Overcoming the Sexual Pressures of Valentine's Day

How to have the sex you desire on the heart-shaped holiday.

Key points

  • There is societal pressure to have sex on Valentine's Day.
  • These suggestions will help you overcome common Valentine’s Day pressures and enjoy physical and emotional intimacy with your partner.
  • The goal of sex is pleasure.

Ah, Valentine's Day! A day that has traditionally been filled with flowers, chocolates, and teddy bears. Today, Valentine's Day represents so much more. This Hallmark holiday now represents a bold new opportunity to embrace one’s sexuality and explore their body.

photo_mts/adobestock
Source: photo_mts/adobestock

There is societal pressure to have sex on Valentine's Day. The marketing messages around the day of love only increase the pressure to engage in some form of sexual activity. This leads to a buildup of pressure, only decreasing the goal of sex: physical and emotional pleasure.
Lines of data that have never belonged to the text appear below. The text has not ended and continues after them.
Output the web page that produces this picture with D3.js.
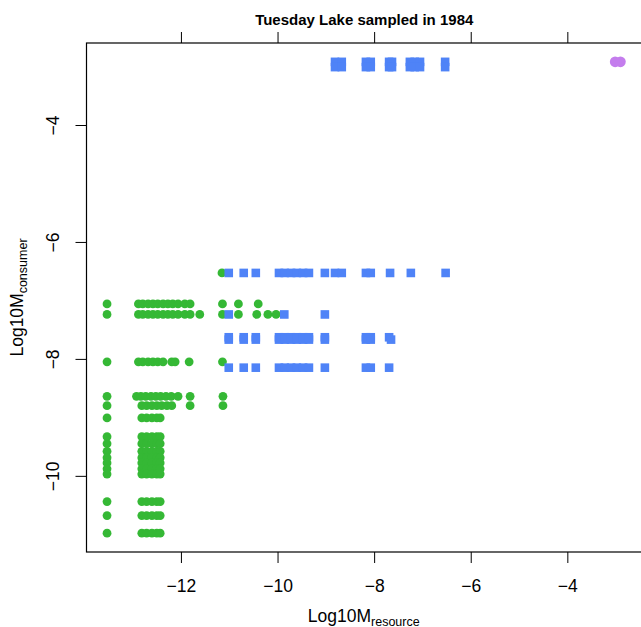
<!DOCTYPE html>
<html><head><meta charset="utf-8">
<script src="https://cdn.jsdelivr.net/npm/d3@7"></script>
<style>body{margin:0;background:#fff}svg{display:block}text{font-family:"Liberation Sans",Arial,sans-serif}</style>
</head><body>
<svg id="c" width="641" height="627"></svg>
<script>
// ---- data (log10 body mass) ----
const xTicks = [-12, -10, -8, -6, -4];
const yTicks = [-10, -8, -6, -4];
const titleText = "Tuesday Lake sampled in 1984";

// producer resources (green): consumer level per row, resource masses per row
const greenConsumer = [-6.53, -7.06, -7.24, -8.05, -8.64, -8.80, -9.01, -9.33, -9.45, -9.58, -9.69, -9.78, -9.88, -9.97, -10.44, -10.68, -10.98];
const greenResource = [
  [-11.15],
  [-13.53, -12.88, -12.79, -12.68, -12.58, -12.48, -12.37, -12.27, -12.17, -12.06, -11.92, -11.81, -11.14, -10.81, -10.40],
  [-13.53, -12.88, -12.79, -12.68, -12.58, -12.48, -12.37, -12.27, -12.17, -12.06, -11.92, -11.81, -11.61, -11.14, -10.81, -10.43, -10.20, -10.03],
  [-13.53, -12.88, -12.79, -12.68, -12.58, -12.48, -12.37, -12.19, -12.12, -11.83, -11.14],
  [-13.53, -12.92, -12.83, -12.73, -12.62, -12.52, -12.42, -12.31, -12.20, -12.06, -11.81, -11.13],
  [-13.53, -12.81, -12.71, -12.60, -12.50, -12.40, -12.29, -12.19, -11.81, -11.13],
  [-13.53, -12.81, -12.71, -12.60, -12.50, -12.43],
  [-13.53, -12.81, -12.71, -12.60, -12.50, -12.43],
  [-13.53, -12.81, -12.71, -12.60, -12.50, -12.43],
  [-13.53, -12.81, -12.71, -12.60, -12.50, -12.43],
  [-13.53, -12.81, -12.71, -12.60, -12.50, -12.43],
  [-13.53, -12.81, -12.71, -12.60, -12.50, -12.43],
  [-13.53, -12.81, -12.71, -12.60, -12.50, -12.43],
  [-13.53, -12.81, -12.71, -12.60, -12.50, -12.43],
  [-13.53, -12.81, -12.71, -12.60, -12.50, -12.43],
  [-13.53, -12.81, -12.71, -12.60, -12.50, -12.43],
  [-13.53, -12.81, -12.71, -12.60, -12.50, -12.43]
];

// zooplankton resources (blue squares)
const blueConsumer = [-2.92, -3.01, -6.53, -7.24, -7.63, -7.67, -8.15];
const blueResource = [
  [-8.81, -8.67, -8.17, -8.07, -7.69, -7.63, -7.26, -7.16, -7.05, -6.53],
  [-8.81, -8.67, -8.17, -8.07, -7.69, -7.63, -7.26, -7.16, -7.05, -6.53],
  [-11.01, -10.70, -10.45, -9.97, -9.85, -9.72, -9.60, -9.47, -9.35, -9.02, -8.81, -8.67, -8.17, -8.07, -7.67, -7.24, -6.52],
  [-11.01, -9.86, -9.02],
  [-11.01, -10.70, -10.45, -9.97, -9.85, -9.72, -9.60, -9.47, -9.35, -9.02, -8.17, -8.07, -7.69],
  [-11.01, -10.70, -10.45, -9.97, -9.85, -9.72, -9.60, -9.47, -9.35, -9.02, -8.17, -8.07, -7.65],
  [-11.01, -10.70, -10.45, -9.97, -9.85, -9.72, -9.60, -9.47, -9.35, -9.02, -8.17, -8.07, -7.69]
];

// fish resources (purple)
const purpleConsumer = [-2.92, -2.92];
const purpleResource = [-3.01, -2.90];

// ---- build points ----
const green = greenConsumer.flatMap((c, i) => greenResource[i].map(r => ({x: r, y: c})));
const blue = blueConsumer.flatMap((c, i) => blueResource[i].map(r => ({x: r, y: c})));
const purple = purpleConsumer.map((c, i) => ({x: purpleResource[i], y: c}));
const all = green.concat(blue, purple);

// R-style 4% padding
function pad(ext) { const d = (ext[1] - ext[0]) * 0.04; return [ext[0] - d, ext[1] + d]; }
const xDom = pad(d3.extent(all, d => d.x));
const yDom = pad(d3.extent(all, d => d.y));

const L = 86.5, R = 641, T = 43, B = 552;
const x = d3.scaleLinear().domain(xDom).range([L, R]);
const y = d3.scaleLinear().domain(yDom).range([B, T]);

const svg = d3.select("#c");
const fmt = d => (d < 0 ? "\u2212" + Math.abs(d) : "" + d);

// points
const g = svg.append("g");
g.selectAll("circle.g").data(green).join("circle").attr("class", "g")
  .attr("cx", d => x(d.x)).attr("cy", d => y(d.y)).attr("r", 4.4).attr("fill", "#35b835");
const sq = 8.6;
g.selectAll("rect.b").data(blue).join("rect").attr("class", "b")
  .attr("x", d => x(d.x) - sq / 2).attr("y", d => y(d.y) - sq / 2)
  .attr("width", sq).attr("height", sq).attr("fill", "#4f83f7");
g.selectAll("circle.p").data(purple).join("circle").attr("class", "p")
  .attr("cx", d => x(d.x)).attr("cy", d => y(d.y)).attr("r", 5.3).attr("fill", "#c47ded");

// axes
const tl = 11;
const axBottom = svg.append("g").attr("transform", `translate(0,${B})`)
  .call(d3.axisBottom(x).tickValues(xTicks).tickSize(tl).tickSizeOuter(0).tickFormat(fmt));
axBottom.select(".domain").remove();
axBottom.selectAll("text").attr("font-size", 17.5).attr("dy", null).attr("y", 40).attr("fill", "#000");
const axTop = svg.append("g").attr("transform", `translate(0,${T})`)
  .call(d3.axisTop(x).tickValues(xTicks).tickSize(tl).tickSizeOuter(0).tickFormat(""));
axTop.select(".domain").remove();
const axLeft = svg.append("g").attr("transform", `translate(${L},0)`)
  .call(d3.axisLeft(y).tickValues(yTicks).tickSize(tl).tickSizeOuter(0).tickFormat(fmt));
axLeft.select(".domain").remove();
axLeft.selectAll("text").attr("font-size", 17.5).attr("dy", null).attr("x", null)
  .attr("text-anchor", "middle")
  .attr("transform", "translate(-28,0) rotate(-90)").attr("fill", "#000");
svg.selectAll(".tick line").attr("stroke", "#000");

// frame
svg.append("rect").attr("x", L).attr("y", T).attr("width", R + 5 - L).attr("height", B - T)
  .attr("fill", "none").attr("stroke", "#000").attr("stroke-width", 1.2);

// title
svg.append("text").attr("x", (L + R) / 2 + 0.5).attr("y", 25).attr("text-anchor", "middle")
  .attr("font-size", 15).attr("font-weight", "bold").text(titleText);

// x label
const xl = svg.append("text").attr("x", (L + R) / 2).attr("y", 621.5).attr("text-anchor", "middle").attr("font-size", 17.5);
xl.append("tspan").text("Log10M");
xl.append("tspan").attr("font-size", 12.5).attr("dy", 4).text("resource");

// y label
const yl = svg.append("text").attr("transform", `translate(23,${(T + B) / 2}) rotate(-90)`)
  .attr("text-anchor", "middle").attr("font-size", 17.5);
yl.append("tspan").text("Log10M");
yl.append("tspan").attr("font-size", 12.5).attr("dy", 4).text("consumer");
</script>
</body></html>
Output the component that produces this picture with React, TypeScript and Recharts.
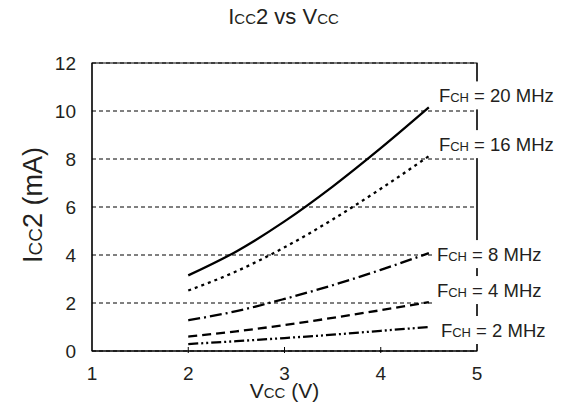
import React from "react";
import {
  LineChart,
  Line,
  XAxis,
  YAxis,
  CartesianGrid,
  ReferenceArea,
} from "recharts";

const vcc = [2, 2.5, 3, 3.5, 4, 4.5];
const f20 = [3.15, 4.15, 5.4, 6.85, 8.45, 10.15];
const f16 = [2.52, 3.32, 4.32, 5.48, 6.76, 8.12];
const f8 = [1.28, 1.66, 2.17, 2.74, 3.38, 4.08];
const f4 = [0.6, 0.82, 1.08, 1.38, 1.7, 2.04];
const f2 = [0.29, 0.41, 0.54, 0.68, 0.84, 1.0];
const freqLabels = ["20 MHz", "16 MHz", "8 MHz", "4 MHz", "2 MHz"];
const xTicks = [1, 2, 3, 4, 5];
const yTicks = [0, 2, 4, 6, 8, 10, 12];

const data = vcc.map((v, i) => ({
  v,
  f20: f20[i],
  f16: f16[i],
  f8: f8[i],
  f4: f4[i],
  f2: f2[i],
}));

const FONT = '"Liberation Sans", Arial, Helvetica, sans-serif';
const INK = "#231f20";

const series = [
  { key: "f20", dash: undefined, dx: 10, dy: -12 },
  { key: "f16", dash: "3 4", dx: 10, dy: -12 },
  { key: "f8", dash: "12 4 2 4", dx: 8, dy: 1 },
  { key: "f4", dash: "9 5", dx: 8, dy: -12 },
  { key: "f2", dash: "10 3 2 3 2 3", dx: 12, dy: 3 },
];

const makeEndLabel = (text: string, dx: number, dy: number) => (props: any) => {
  const { x, y, index } = props;
  if (index !== vcc.length - 1) return null;
  const sx = x + dx;
  const cy = y + dy;
  return (
    <g>
      <rect x={sx - 3} y={cy - 14} width={132} height={28} fill="#fff" />
      <text x={sx} y={cy + 7} fontFamily={FONT} fontSize={18.5} fill={INK}>
        F<tspan fontSize={13}>CH</tspan> = {text}
      </text>
    </g>
  );
};

const XTick = (props: any) => {
  const { x, y, payload } = props;
  const inner = payload.value > 1 && payload.value < 5;
  return (
    <g>
      {inner && <line x1={x} y1={y} x2={x} y2={y - 6} stroke="#000" strokeWidth={1} />}
      <text x={x} y={y + 27} textAnchor="middle" fontFamily={FONT} fontSize={19} fill={INK}>
        {payload.value}
      </text>
    </g>
  );
};

export default function App() {
  return (
    <div style={{ position: "absolute", left: 0, top: 0, width: 567, height: 417, background: "#fff" }}>
      <div
        style={{
          position: "absolute",
          left: 0,
          top: 4,
          width: 567,
          textAlign: "center",
          fontFamily: FONT,
          fontSize: 22,
          color: INK,
        }}
      >
        I<span style={{ fontSize: 15 }}>CC</span>2 vs V<span style={{ fontSize: 15 }}>CC</span>
      </div>
      <LineChart
        width={567}
        height={417}
        data={data}
        margin={{ top: 63, right: 60, left: 0, bottom: 0 }}
      >
        <CartesianGrid
          vertical={false}
          stroke="#000"
          strokeWidth={1}
          strokeDasharray="4 3"
        />
        <ReferenceArea
          x1={1}
          x2={5}
          y1={0}
          y2={12}
          fill="none"
          stroke="#000"
          strokeWidth={1.2}
          ifOverflow="visible"
        />
        <XAxis
          dataKey="v"
          type="number"
          domain={[1, 5]}
          ticks={xTicks}
          height={66}
          stroke="#000"
          tickLine={false}
          tickSize={0}
          tick={<XTick />}
          label={{
            content: (p: any) => {
              const vb = p.viewBox;
              return (
                <text
                  x={vb.x + vb.width / 2}
                  y={vb.y + 47}
                  textAnchor="middle"
                  fontFamily={FONT}
                  fontSize={21}
                  fill={INK}
                >
                  V<tspan fontSize={15}>CC</tspan> (V)
                </text>
              );
            },
          }}
        />
        <YAxis
          type="number"
          domain={[0, 12]}
          ticks={yTicks}
          width={92}
          stroke="#000"
          tickLine={false}
          tickSize={0}
          tickMargin={16}
          tick={{ fontFamily: FONT, fontSize: 19, fill: INK }}
          label={{
            content: (p: any) => {
              const vb = p.viewBox;
              const cx = 42;
              const cy = vb.y + vb.height / 2 - 2;
              return (
                <text
                  x={cx}
                  y={cy}
                  textAnchor="middle"
                  transform={`rotate(-90 ${cx} ${cy})`}
                  fontFamily={FONT}
                  fontSize={27}
                  fill={INK}
                >
                  I<tspan fontSize={19}>CC</tspan>2 (mA)
                </text>
              );
            },
          }}
        />
        {/* right frame edge */}
        <YAxis
          yAxisId="r"
          orientation="right"
          type="number"
          domain={[0, 12]}
          ticks={yTicks}
          width={30}
          stroke="#000"
          tickLine={false}
          tickFormatter={() => ""}
        />
        {series.map((s, i) => (
          <Line
            key={s.key}
            type="monotone"
            dataKey={s.key}
            stroke="#000"
            strokeWidth={2.3}
            strokeDasharray={s.dash}
            dot={false}
            isAnimationActive={false}
            label={makeEndLabel(freqLabels[i], s.dx, s.dy)}
          />
        ))}
      </LineChart>
    </div>
  );
}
Whether you are cuffed up or not, Valentine’s Day is the perfect day to learn more about your sexuality and body. Make the point to learn about your body, embrace your sexual side, have a little fun, and make yourself and your partner feel emotionally and physically empowered.

Here are a few suggestions on how to overcome Valentine’s Day sexual pressures.
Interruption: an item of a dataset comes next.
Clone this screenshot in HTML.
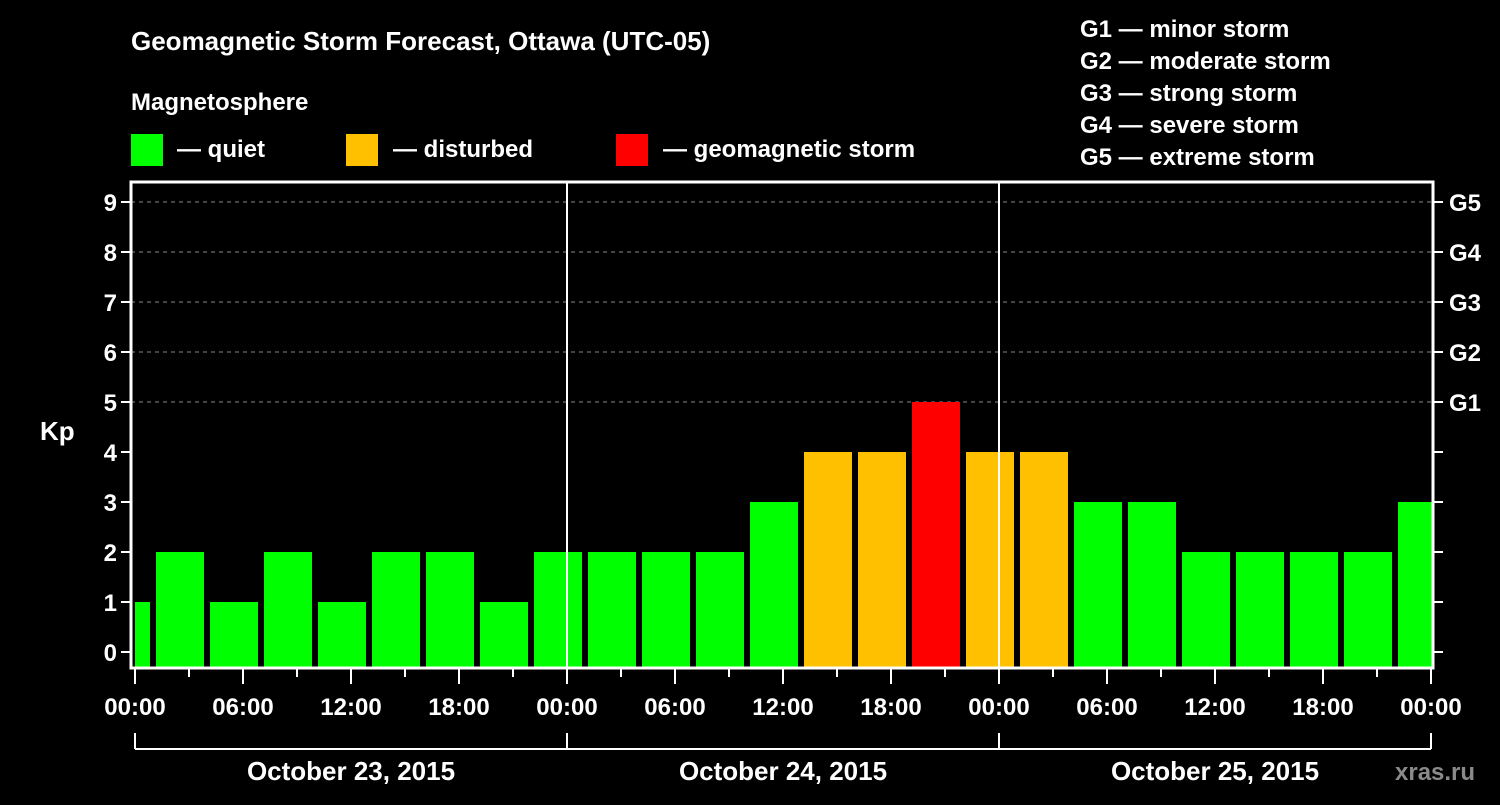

Do something that makes you feel sexy and empowered in the morning.

To have the desire to have sex, we must feel sexy on the inside and out! Start your day by doing something that makes you feel physically sexy and mentally confident. Think outside the box with this one!

Here are a few ideas to get you started:

  • Wear your sexiest piece of lingerie to work.
  • Start your day with a workout to get those endorphins pumping.
  • Listen to music that makes you feel emotionally strong.
  • Do Kegel exercises during a meeting.
  • Add a little sexy flirting when chatting with your partner.

It doesn’t matter what you choose as long as it leaves you feeling sexy and emotionally empowered.

The goal of sex is physical and emotional pleasure, not an orgasm.

The goal of sex is pleasure. Many people feel that they need to have an orgasm to prove to their partner they are enjoying their sex life. This pressure distracts us from being mentally connected and in tune with our bodies. The best way to enjoy sex is to feel physically and emotionally relaxed. If you find yourself anxious or mentally districted, take a moment to pause. Take a few deep breaths and ground yourself in the moment. Once you have regained control of your mind and breath, you can go right back to where you were.

Remember, the goal of sex is pleasure; the orgasm is just a bonus.

Create sexual tension from afar.

Maintaining a hot and steamy sex life starts with being able to build and maintain sexual tension. Foreplay starts from the moment you wake up. Educate yourself on what turns your partner on and, of course, what turns your partner off. As a sexologist, I recommend you ask your partner questions to gain an accurate understanding of what they find mentally and emotionally stimulating. Take note of what your partner shares and engage in those activities each day, especially on Valentine's Day. You may be surprised at what you learn. Many behaviors or activities that turn a person on have nothing to do with sex.

Don’t use Valentine’s Day as a reason to try something new.

As I said earlier, there is already a lot of pressure around this heart-shaped holiday. Exploring a new sexual desire on this day will only add sexual pressure.

If you want to try something new, go for it, but don’t feel that’s what your sex life or relationship needs to meet the pressures of the holiday. It is fine to fall into old habits. They have lasted for a reason.

Whether you are coupled up or not, let this Valentine's Day be a motivating holiday to feel sexy in your skin. The best way to have great sex with yourself or a partner is to know your pleasure pathway. Let this holiday remind you to embrace your sexual self and continue exploring your body. If you are in a relationship, I encourage you to let this holiday remind you to share with your partner what you desire and what you want to explore, and to learn what you both find sexy!